## Given records
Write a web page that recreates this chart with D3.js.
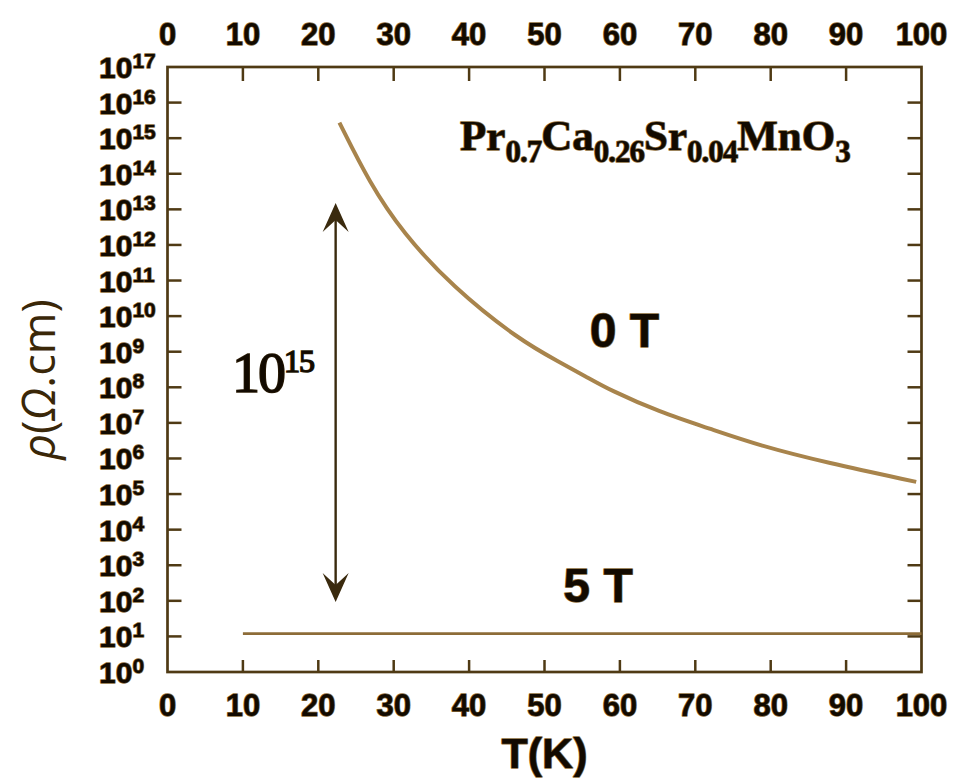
<!DOCTYPE html>
<html>
<head>
<meta charset="utf-8">
<script src="https://cdn.jsdelivr.net/npm/d3@7"></script>
<style>
  html, body { margin: 0; padding: 0; background: #fff; }
  svg { display: block; }
  .halo { paint-order: stroke; stroke: #8a6a3a; stroke-width: 1.4px; stroke-linejoin: round; }
</style>
</head>
<body>
<div id="chart"></div>
<script>
// T (K) and resistivity (ohm.cm)
const temps0T = [22.8, 26.8, 31.2, 37.8, 46.7, 52.0, 55.6, 58.6, 65.3, 71.9, 78.5, 87.4, 99.3];
const rho0T = [2.75e15, 5.5e13, 2.2e12, 6.6e10, 2.1e9, 5.1e8, 1.95e8, 8.5e7, 2.0e7, 6.9e6, 2.3e6, 7.6e5, 2.2e5];
const temps5T = [10, 100];
const rho5T = [12, 12];

const xTicks = [0, 10, 20, 30, 40, 50, 60, 70, 80, 90, 100];
const yExponents = [0, 1, 2, 3, 4, 5, 6, 7, 8, 9, 10, 11, 12, 13, 14, 15, 16, 17];

// double arrow marking the 10^15 drop (T, rho at both tips)
const arrowT = 22.3;
const arrowRho = [93, 1.5e13];

const W = 953, H = 779;
const frame = { left: 167.5, right: 921.5, top: 67, bottom: 672 };
const ink = '#4f3a14';

const svg = d3.select('#chart').append('svg')
  .attr('width', W).attr('height', H)
  .attr('viewBox', `0 0 ${W} ${H}`);

const x = d3.scaleLinear().domain([0, 100]).range([frame.left, frame.right]);
const y = d3.scaleLog().domain([1, 1e17]).range([frame.bottom, frame.top]);

// inward ticks on all four sides
const tickLen = 14;
const innerX = xTicks.slice(1, -1);
const innerY = yExponents.slice(1, -1).map(e => Math.pow(10, e));

svg.append('g').selectAll('line.tt').data(innerX).enter().append('line')
  .attr('x1', d => x(d)).attr('x2', d => x(d))
  .attr('y1', frame.top).attr('y2', frame.top + tickLen)
  .attr('stroke', ink).attr('stroke-width', 2.5);
svg.append('g').selectAll('line.tb').data(innerX).enter().append('line')
  .attr('x1', d => x(d)).attr('x2', d => x(d))
  .attr('y1', frame.bottom).attr('y2', frame.bottom - tickLen + 2)
  .attr('stroke', ink).attr('stroke-width', 2.5);
svg.append('g').selectAll('line.tl').data(innerY).enter().append('line')
  .attr('x1', frame.left).attr('x2', frame.left + tickLen)
  .attr('y1', d => y(d)).attr('y2', d => y(d))
  .attr('stroke', ink).attr('stroke-width', 2.5);
svg.append('g').selectAll('line.tr').data(innerY).enter().append('line')
  .attr('x1', frame.right).attr('x2', frame.right - tickLen)
  .attr('y1', d => y(d)).attr('y2', d => y(d))
  .attr('stroke', ink).attr('stroke-width', 2.5);

// frame
svg.append('rect')
  .attr('x', frame.left).attr('y', frame.top)
  .attr('width', frame.right - frame.left).attr('height', frame.bottom - frame.top)
  .attr('fill', 'none').attr('stroke', ink).attr('stroke-width', 2.7);

// x tick labels top & bottom
const tickFont = '"Liberation Sans", Arial, sans-serif';
[45, 716].forEach(baseline => {
  svg.append('g').selectAll('text').data(xTicks).enter().append('text')
    .attr('class', 'halo')
    .attr('x', d => x(d)).attr('y', baseline)
    .attr('text-anchor', 'middle')
    .attr('font-family', tickFont).attr('font-weight', 'bold').attr('font-size', 31)
    .attr('fill', '#120a00')
    .text(d => d);
});

// y tick labels 10^n
const yl = svg.append('g').selectAll('text').data(yExponents).enter().append('text')
  .attr('class', 'halo')
  .attr('x', 99).attr('y', d => y(Math.pow(10, d)) + 11)
  .attr('font-family', tickFont).attr('font-weight', 'bold').attr('font-size', 30)
  .attr('fill', '#120a00');
yl.append('tspan').text('10');
yl.append('tspan').attr('dy', -10).attr('font-size', 21).text(d => d);

// axis titles
svg.append('text')
  .attr('class', 'halo')
  .attr('x', x(50)).attr('y', 768)
  .attr('text-anchor', 'middle')
  .attr('font-family', tickFont).attr('font-weight', 'bold').attr('font-size', 43)
  .attr('fill', '#120a00')
  .text('T(K)');

const yt = svg.append('text')
  .attr('transform', `translate(55,${(frame.top + frame.bottom) / 2 + 10}) rotate(-90)`)
  .attr('text-anchor', 'middle')
  .attr('font-family', '"Open Sans", sans-serif').attr('font-size', 45)
  .attr('fill', '#3a2708');
yt.append('tspan').attr('font-style', 'italic').text('ρ');
yt.append('tspan').text('(');
yt.append('tspan').attr('font-style', 'italic').text('Ω');
yt.append('tspan').text('.cm)');

// curves
const line = d3.line().x(d => x(d[0])).y(d => y(d[1])).curve(d3.curveBasis);
svg.append('path')
  .datum(d3.zip(temps0T, rho0T))
  .attr('fill', 'none').attr('stroke', '#a8844c').attr('stroke-width', 4)
  .attr('stroke-linecap', 'butt')
  .attr('d', line);
svg.append('path')
  .datum(d3.zip(temps5T, rho5T))
  .attr('fill', 'none').attr('stroke', '#8d6c38').attr('stroke-width', 2.6)
  .attr('d', d3.line().x(d => x(d[0])).y(d => y(d[1])));

// double arrow
const ax = x(arrowT), yLow = y(arrowRho[0]), yHigh = y(arrowRho[1]);
const arrowInk = '#3a2a0e';
svg.append('line')
  .attr('x1', ax).attr('x2', ax)
  .attr('y1', yHigh + 10).attr('y2', yLow - 10)
  .attr('stroke', arrowInk).attr('stroke-width', 2.4);
const head = (tipY, dir) => {
  const d = dir; // -1 points up, +1 points down
  return `M${ax},${tipY} L${ax + 13},${tipY - d * 29} L${ax},${tipY - d * 17} L${ax - 13},${tipY - d * 29} Z`;
};
svg.append('path').attr('d', head(yHigh, -1)).attr('fill', arrowInk);
svg.append('path').attr('d', head(yLow, 1)).attr('fill', arrowInk);

// annotations
const serif = '"Liberation Serif", "Times New Roman", serif';
const lbl = svg.append('text')
  .attr('x', x(8.55)).attr('y', y(Math.pow(10, 7.87)))
  .attr('font-family', serif).attr('font-size', 56)
  .attr('letter-spacing', -2)
  .attr('fill', '#120a00')
  .style('paint-order', 'stroke').style('stroke', '#2a1c06').style('stroke-width', '1.6px');
lbl.append('tspan').text('10');
lbl.append('tspan').attr('dy', -20).attr('font-size', 32).attr('letter-spacing', -1).text('15');

const formula = [['Pr', '0.7'], ['Ca', '0.26'], ['Sr', '0.04'], ['MnO', '3']];
const ft = svg.append('text')
  .attr('class', 'halo')
  .attr('x', x(38.8)).attr('y', y(Math.pow(10, 14.67)))
  .attr('font-family', serif).attr('font-weight', 'bold').attr('font-size', 43)
  .attr('fill', '#120a00');
formula.forEach(([el, sub], i) => {
  ft.append('tspan').attr('dy', i === 0 ? 0 : -12).attr('font-size', 43).text(el);
  ft.append('tspan').attr('dy', 12).attr('font-size', 31).attr('letter-spacing', -1).text(sub);
});

svg.append('text')
  .attr('class', 'halo')
  .attr('x', x(56.0)).attr('y', y(Math.pow(10, 9.13)))
  .attr('font-family', tickFont).attr('font-weight', 'bold').attr('font-size', 48)
  .attr('fill', '#120a00')
  .text('0 T');
svg.append('text')
  .attr('class', 'halo')
  .attr('x', x(52.5)).attr('y', y(Math.pow(10, 1.97)))
  .attr('font-family', tickFont).attr('font-weight', 'bold').attr('font-size', 48)
  .attr('fill', '#120a00')
  .text('5 T');
</script>
</body>
</html>
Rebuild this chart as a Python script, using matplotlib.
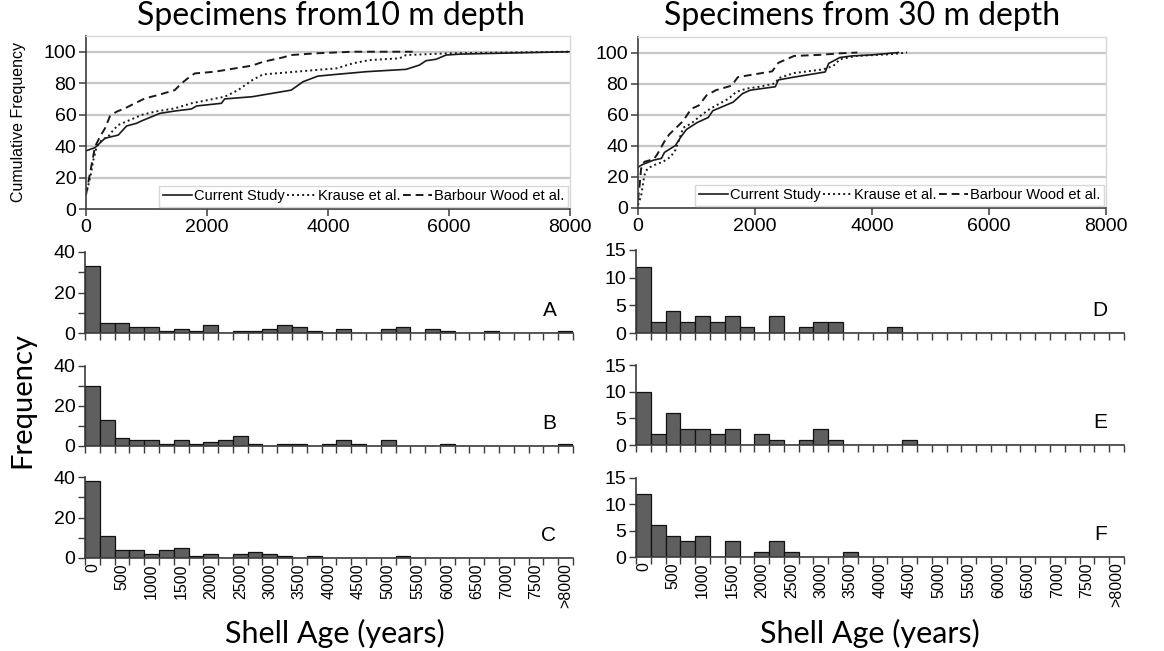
import matplotlib
matplotlib.use("Agg")
import matplotlib.pyplot as plt
from matplotlib.lines import Line2D

# ---------------------------------------------------------------------------
# Data
# ---------------------------------------------------------------------------
# 250-year age classes; the last class holds everything older than 8000 years
age_classes = [str(a) for a in range(0, 8000, 250)] + [">8000"]
axis_labels = [str(a) if a % 500 == 0 else "" for a in range(0, 8000, 250)] + [">8000"]

# shell counts per age class, 10 m depth
freq_A = [33, 5, 5, 3, 3, 1, 2, 1, 4, 0, 1, 1, 2, 4, 3, 1, 0, 2, 0, 0, 2, 3, 0, 2, 1, 0, 0, 1, 0, 0, 0, 0, 1]
freq_B = [30, 13, 4, 3, 3, 1, 3, 1, 2, 3, 5, 1, 0, 1, 1, 0, 1, 3, 1, 0, 3, 0, 0, 0, 1, 0, 0, 0, 0, 0, 0, 0, 1]
freq_C = [38, 11, 4, 4, 2, 4, 5, 1, 2, 0, 2, 3, 2, 1, 0, 1, 0, 0, 0, 0, 0, 1, 0, 0, 0, 0, 0, 0, 0, 0, 0, 0, 0]
# shell counts per age class, 30 m depth
freq_D = [12, 2, 4, 2, 3, 2, 3, 1, 0, 3, 0, 1, 2, 2, 0, 0, 0, 1, 0, 0, 0, 0, 0, 0, 0, 0, 0, 0, 0, 0, 0, 0, 0]
freq_E = [10, 2, 6, 3, 3, 2, 3, 0, 2, 1, 0, 1, 3, 1, 0, 0, 0, 0, 1, 0, 0, 0, 0, 0, 0, 0, 0, 0, 0, 0, 0, 0, 0]
freq_F = [12, 6, 4, 3, 4, 0, 3, 0, 1, 3, 1, 0, 0, 0, 1, 0, 0, 0, 0, 0, 0, 0, 0, 0, 0, 0, 0, 0, 0, 0, 0, 0, 0]

# cumulative frequency (%) against shell age (years), 10 m depth
cur10_age = [0, 149, 314, 533, 671, 836, 918, 1221, 1468, 1743, 1826, 2238, 2293, 2750, 3393, 3586,
             3833, 4136, 4631, 5291, 5511, 5621, 5786, 5951, 6200, 8000]
cur10_pct = [37, 39, 45, 47, 52.8, 54.5, 56, 60.8, 62.3, 63.6, 65.5, 67.2, 70, 71.4, 75.6, 80.9,
             84.5, 85.6, 87.3, 88.8, 91.5, 94.3, 95.2, 97.9, 98.5, 100]
kra10_age = [20, 83, 121, 176, 259, 368, 451, 533, 726, 918, 1138, 1468, 1743, 2018, 2293, 2513,
             2750, 2926, 3256, 3806, 4136, 4411, 4686, 5181, 5291, 6006, 8000]
kra10_pct = [12, 22.7, 31, 39.6, 43.9, 46, 50.2, 53.4, 56.6, 59.8, 61.9, 64, 67.2, 69.3, 71.4, 75.6,
             82, 85.6, 86.6, 88.4, 89.4, 92.6, 94.7, 95.8, 97.9, 99, 100]
bar10_age = [0, 66, 149, 231, 314, 396, 506, 643, 808, 973, 1193, 1468, 1578, 1716, 1798, 2128,
             2750, 2926, 3256, 3393, 3806, 4411, 5400]
bar10_pct = [9, 22.7, 39.6, 46, 51.3, 59, 61.9, 64, 67.2, 70.3, 72.5, 75.6, 79.9, 84.1, 86.2, 87.3,
             91.2, 93.6, 96.4, 97.9, 99, 100, 100]

# cumulative frequency (%) against shell age (years), 30 m depth
cur30_age = [0, 10, 80, 267, 400, 453, 640, 720, 827, 1013, 1200, 1280, 1627, 1787, 1920, 2347,
             2400, 2667, 3200, 3260, 3450, 3650, 4000, 4450]
cur30_pct = [26, 26.5, 28, 30.8, 31.9, 35.8, 40.2, 45, 50.5, 55, 58.2, 62.6, 68.1, 73.6, 75.8, 78,
             82.4, 84.2, 87.5, 93, 96.8, 97.8, 98.5, 100]
kra30_age = [0, 53, 107, 160, 267, 427, 560, 640, 693, 773, 907, 1067, 1227, 1387, 1547, 1680,
             1867, 2080, 2347, 2400, 2667, 3168, 3339, 3453, 3738, 4308, 4600]
kra30_pct = [2, 7.7, 20.9, 25.3, 27.5, 29.7, 33, 37.4, 42.9, 51.6, 54.3, 59.3, 63.7, 67, 70.3, 74.7,
             76.9, 78, 80.2, 83.5, 86.8, 89.2, 91.4, 95.7, 97.8, 98.9, 100]
bar30_age = [0, 27, 53, 107, 267, 320, 373, 453, 533, 640, 773, 907, 1040, 1173, 1333, 1600,
             1707, 2293, 2400, 2667, 3100, 3450, 3750]
bar30_pct = [5, 14.3, 25.3, 29.7, 31.4, 34, 37.4, 42.9, 47.3, 51.2, 56, 63.7, 66, 72.5, 75.8, 78.7,
             84.2, 87.9, 93.4, 97.8, 98.5, 99.5, 100]

series_names = ["Current Study", "Krause et al.", "Barbour Wood et al."]

# ---------------------------------------------------------------------------
# Figure
# ---------------------------------------------------------------------------
W, H = 1164, 651
fig = plt.figure(figsize=(W / 100, H / 100), dpi=100)
fig.patch.set_facecolor("white")

TICK_FONT = "Liberation Sans"
TITLE_FONT = "Lato"
AXC = "#3c3c3c"
GRID = "#c8c8c8"


def px_axes(left, right, top, bottom):
    return fig.add_axes([left / W, 1 - bottom / H, (right - left) / W, (bottom - top) / H])


def style_cumulative(ax):
    ax.set_xlim(0, 8000)
    ax.set_ylim(0, 110)
    ax.set_xticks([0, 2000, 4000, 6000, 8000])
    ax.set_yticks([0, 20, 40, 60, 80, 100])
    for y in [20, 40, 60, 80, 100]:
        ax.axhline(y, color=GRID, lw=1.6, zorder=0)
    for s in ["left", "bottom"]:
        ax.spines[s].set_color(AXC)
        ax.spines[s].set_linewidth(1.2)
    for s in ["top", "right"]:
        ax.spines[s].set_color("#d8d8d8")
        ax.spines[s].set_linewidth(1.0)
    ax.tick_params(axis="both", direction="out", length=5, width=1.1, color=AXC,
                   labelsize=14, pad=2)
    ax.tick_params(top=False, right=False)
    for lab in ax.get_xticklabels() + ax.get_yticklabels():
        lab.set_fontfamily(TICK_FONT)


def draw_cumulative(ax, cur, kra, bar):
    ax.plot(cur[0], cur[1], color="#1a1a1a", lw=1.2, ls="-")
    ax.plot(kra[0], kra[1], color="#1a1a1a", lw=1.4, ls=(0, (1, 1.6)))
    ax.plot(bar[0], bar[1], color="#1a1a1a", lw=1.4, ls=(0, (4, 2.5)))
    handles = [Line2D([], [], color="#1a1a1a", lw=1.2, ls="-"),
               Line2D([], [], color="#1a1a1a", lw=1.4, ls=(0, (1, 1.6))),
               Line2D([], [], color="#1a1a1a", lw=1.4, ls=(0, (4, 2.5)))]
    leg = ax.legend(handles, series_names, loc="lower right", ncol=3, frameon=True,
                    fancybox=False, borderaxespad=0.15, borderpad=0.25, handlelength=2.0,
                    handletextpad=0.1, columnspacing=0.2,
                    prop={"family": TICK_FONT, "size": 10.5})
    leg.get_frame().set_edgecolor("#cfcfcf")
    leg.get_frame().set_linewidth(1.0)


ax_t1 = px_axes(86, 570, 36, 209)
style_cumulative(ax_t1)
draw_cumulative(ax_t1, (cur10_age, cur10_pct), (kra10_age, kra10_pct), (bar10_age, bar10_pct))
ax_t1.set_ylabel("Cumulative Frequency", fontfamily=TICK_FONT, fontsize=11.5, labelpad=13)
fig.text(331 / W, 1 - 16 / H, "Specimens from10 m depth", ha="center", va="center",
         fontfamily=TITLE_FONT, fontsize=23)

ax_t2 = px_axes(638, 1106, 37, 208)
style_cumulative(ax_t2)
draw_cumulative(ax_t2, (cur30_age, cur30_pct), (kra30_age, kra30_pct), (bar30_age, bar30_pct))
fig.text(862 / W, 1 - 16 / H, "Specimens from 30 m depth", ha="center", va="center",
         fontfamily=TITLE_FONT, fontsize=23)


def draw_hist(ax, counts, ymax, yticks, ylabels, letter, show_x):
    n = len(age_classes)
    idx = list(range(n))
    ax.bar(idx, counts, width=1.0, align="edge", color="#5f5f5f", edgecolor="#111111",
           linewidth=0.9, zorder=2)
    ax.set_xlim(0, n)
    ax.set_ylim(0, ymax)
    ax.set_yticks(yticks)
    ax.set_yticklabels(ylabels, fontfamily=TICK_FONT, fontsize=14)
    ax.set_xticks(range(n + 1))
    ax.set_xticklabels([])
    ax.set_xticks([i + 0.5 for i in idx], minor=True)
    if show_x:
        ax.set_xticklabels(axis_labels, minor=True, rotation=90, fontfamily=TICK_FONT,
                           fontsize=11.5, va="top")
    ax.tick_params(axis="x", which="minor", length=0, pad=4)
    ax.tick_params(axis="x", which="major", direction="out", length=5, width=1.0, color=AXC)
    ax.tick_params(axis="y", direction="out", length=5, width=1.0, color=AXC, pad=2)
    for s in ["top", "right"]:
        ax.spines[s].set_visible(False)
    for s in ["left", "bottom"]:
        ax.spines[s].set_color(AXC)
        ax.spines[s].set_linewidth(1.2)
    ax.text(0.966, 0.16, letter, transform=ax.transAxes, ha="right", va="bottom",
            fontfamily=TICK_FONT, fontsize=15)


t10 = [0, 10, 20, 30, 40]
l10 = ["0", "", "20", "", "40"]
t30 = [0, 5, 10, 15]
l30 = ["0", "5", "10", "15"]

draw_hist(px_axes(85, 573, 252, 333), freq_A, 40, t10, l10, "A", False)
draw_hist(px_axes(85, 573, 366, 446), freq_B, 40, t10, l10, "B", False)
draw_hist(px_axes(85, 573, 477, 558), freq_C, 40, t10, l10, "C", True)
draw_hist(px_axes(636, 1124, 250, 333), freq_D, 15, t30, l30, "D", False)
draw_hist(px_axes(636, 1124, 365, 445), freq_E, 15, t30, l30, "E", False)
draw_hist(px_axes(636, 1124, 478, 557), freq_F, 15, t30, l30, "F", True)

fig.text(335 / W, 1 - 633 / H, "Shell Age (years)", ha="center", va="center",
         fontfamily=TITLE_FONT, fontsize=22)
fig.text(870 / W, 1 - 633 / H, "Shell Age (years)", ha="center", va="center",
         fontfamily=TITLE_FONT, fontsize=22)
fig.text(22 / W, 1 - 400 / H, "Frequency", ha="center", va="center", rotation=90,
         fontfamily=TITLE_FONT, fontsize=21)

fig.savefig("out.png", dpi=100, facecolor="white")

## Short task
Among the entries above, locate the line with "Rebuild this chart" and the line with "from matplotlib.lines import Line2D". Give those two lines and all lines between them again, exactly, leaving out the pictures.

## Output of the task
Rebuild this chart as a Python script, using matplotlib.
import matplotlib
matplotlib.use("Agg")
import matplotlib.pyplot as plt
from matplotlib.lines import Line2D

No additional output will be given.